Asylum Garden - after Van Gogh is a book about seeing: what we see and how we see it. The collection begins with the artist, Van Gogh, during his rest cure at an asylum following a general emotional and physical collapse. He begins to paint landscapes, gardens, peaceful scenes, gradually internalizing what he sees. Upon his release, his vision incorporates a whole new way of seeing: slightly altered landscapes and nightscapes, everything off-center, self-portraits showing a more fraught, perhaps demented, personality. Everything he does, is emotionally charged and completely unique.
As the word asylum implies, where the artist resides, is a place of refuge for the artist but it is also an institution. A mental institution, with all its particular sets of rules, regulations, and treatments may range from the well-meaning, but often unintentionally cruel, to a place of outright torture. The artist is at rest, the artist is tormented. Then the artist dies.
A peaceful, elegiac scene, in an-inspired-by-Whistler poem, opens a door to another place. The artist undergoes a transmigration of the mind to where there is life in death, and death in life. The later poems become a broad visualization, a verbal journey through a perplexing world of the deep relationships between art and madness, life in death.

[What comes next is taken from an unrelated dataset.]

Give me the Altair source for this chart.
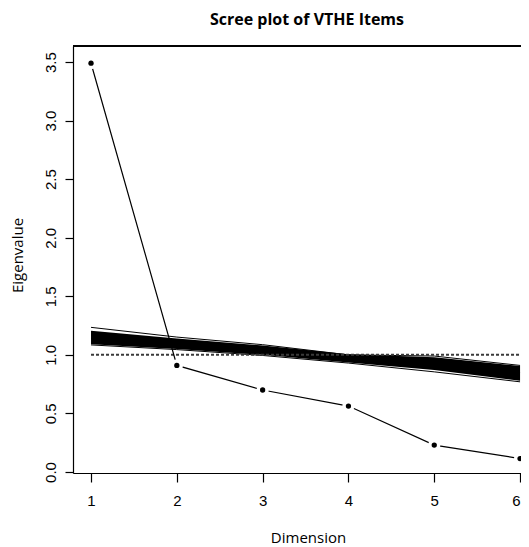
import altair as alt
import pandas as pd

# Observed eigenvalues
dims = [1, 2, 3, 4, 5, 6]
observed = [3.49, 0.91, 0.70, 0.563, 0.23, 0.115]

# Simulated (parallel analysis) band
band_lower = [1.09, 1.05, 1.00, 0.935, 0.87, 0.78]
band_upper = [1.205, 1.14, 1.08, 1.005, 0.98, 0.905]
sim_top = [1.235, 1.152, 1.087, 1.00, 0.99, 0.91]
sim_mid = [1.17, 1.10, 1.04, 0.97, 0.93, 0.85]
sim_bottom = [1.085, 1.045, 0.995, 0.93, 0.855, 0.77]
ref_level = [1.0, 1.0]
ref_x = [1, 6]

y_ticks = [0.0, 0.5, 1.0, 1.5, 2.0, 2.5, 3.0, 3.5]

obs_df = pd.DataFrame({"Dimension": dims, "Eigenvalue": observed})
band_df = pd.DataFrame({"Dimension": dims, "lo": band_lower, "hi": band_upper})
sim_rows = []
for name, vals in [("top", sim_top), ("mid", sim_mid), ("bottom", sim_bottom)]:
    for d, v in zip(dims, vals):
        sim_rows.append({"Dimension": d, "Eigenvalue": v, "sim": name})
sim_df = pd.DataFrame(sim_rows)
ref_df = pd.DataFrame({"Dimension": ref_x, "Eigenvalue": ref_level})

xscale = alt.Scale(domain=[0.79, 6.011], nice=False, zero=False)
yscale = alt.Scale(domain=[-0.0085, 3.637], nice=False, zero=False)

tick_font = "Liberation Sans Narrow, Liberation Sans, Arial"

x_axis = alt.Axis(
    values=dims, format="d", title="Dimension", grid=False,
    domainColor="black", domainWidth=1.2, tickColor="black", tickWidth=1.2, tickSize=9,
    labelFont=tick_font, labelFontSize=15, labelColor="black", labelPadding=11,
    titleFont="Open Sans", titleFontSize=15, titleFontWeight="normal", titleColor="black",
    titleX=235, titleY=64, titleBaseline="middle", titleAnchor="start", titleAlign="center",
)
y_axis = alt.Axis(
    values=y_ticks, format=".1f", title="Eigenvalue", grid=False,
    domainColor="black", domainWidth=1.2, tickColor="black", tickWidth=1.2, tickSize=8,
    labelFont=tick_font, labelFontSize=15, labelColor="black", labelAngle=270,
    labelAlign="center", labelBaseline="bottom", labelPadding=7,
    titleFont="Open Sans", titleFontSize=15, titleFontWeight="normal", titleColor="black",
    titleAngle=270, titleX=-51, titleY=209, titleBaseline="alphabetic", titleAlign="center",
    titleAnchor="start",
)

x_enc = alt.X("Dimension:Q", scale=xscale, axis=x_axis)

band = alt.Chart(band_df).mark_area(color="black", opacity=1).encode(
    x=x_enc,
    y=alt.Y("lo:Q", scale=yscale, axis=y_axis),
    y2="hi:Q",
)

sims = alt.Chart(sim_df).mark_line(color="black", strokeWidth=1).encode(
    x=alt.X("Dimension:Q", scale=xscale),
    y=alt.Y("Eigenvalue:Q", scale=yscale),
    detail="sim:N",
)

ref = alt.Chart(ref_df).mark_line(color="#3a3a3a", strokeWidth=2, strokeDash=[3, 2]).encode(
    x=alt.X("Dimension:Q", scale=xscale),
    y=alt.Y("Eigenvalue:Q", scale=yscale),
)

obs_line = alt.Chart(obs_df).mark_line(color="black", strokeWidth=1.2).encode(
    x=alt.X("Dimension:Q", scale=xscale),
    y=alt.Y("Eigenvalue:Q", scale=yscale),
)

gaps = alt.Chart(obs_df).mark_point(filled=True, color="white", opacity=1, size=150, shape="circle").encode(
    x=alt.X("Dimension:Q", scale=xscale),
    y=alt.Y("Eigenvalue:Q", scale=yscale),
)

pts = alt.Chart(obs_df).mark_point(filled=True, color="black", opacity=1, size=28, shape="circle").encode(
    x=alt.X("Dimension:Q", scale=xscale),
    y=alt.Y("Eigenvalue:Q", scale=yscale),
)

top_border = alt.Chart(obs_df).mark_rule(color="black", strokeWidth=1.2).encode(
    x=alt.value(0), x2=alt.value(448), y=alt.value(0)
)

chart = alt.layer(band, sims, ref, obs_line, gaps, pts, top_border).properties(
    width=448,
    height=427,
    padding={"left": 65, "top": 38, "right": 0, "bottom": 73},
    autosize=alt.AutoSizeParams(type="none"),
    title=alt.Title(
        "Scree plot of VTHE Items", font="Open Sans", fontSize=16, fontWeight="bold",
        color="black", anchor="middle", dx=10, offset=17,
    ),
).configure_view(stroke=None).configure(background="white")

chart.save("out.html", embed_options={"renderer": "svg", "actions": False})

A peaceful winter scene becomes an elegy, death is a direction, art is the tool of the imagination that takes you from familiar places to those places deep inside. The non-existent photographs direct the reader to see things that appear on the paper but exist only in the mind. Later, actual photographs key responses that take you to particular places: times of upheaval and strife. We move through time and space, a time of revolution, chaos, assassination and radical politics, to where we live now, on the edge, where art and madness, life and death, meet, in the imagination.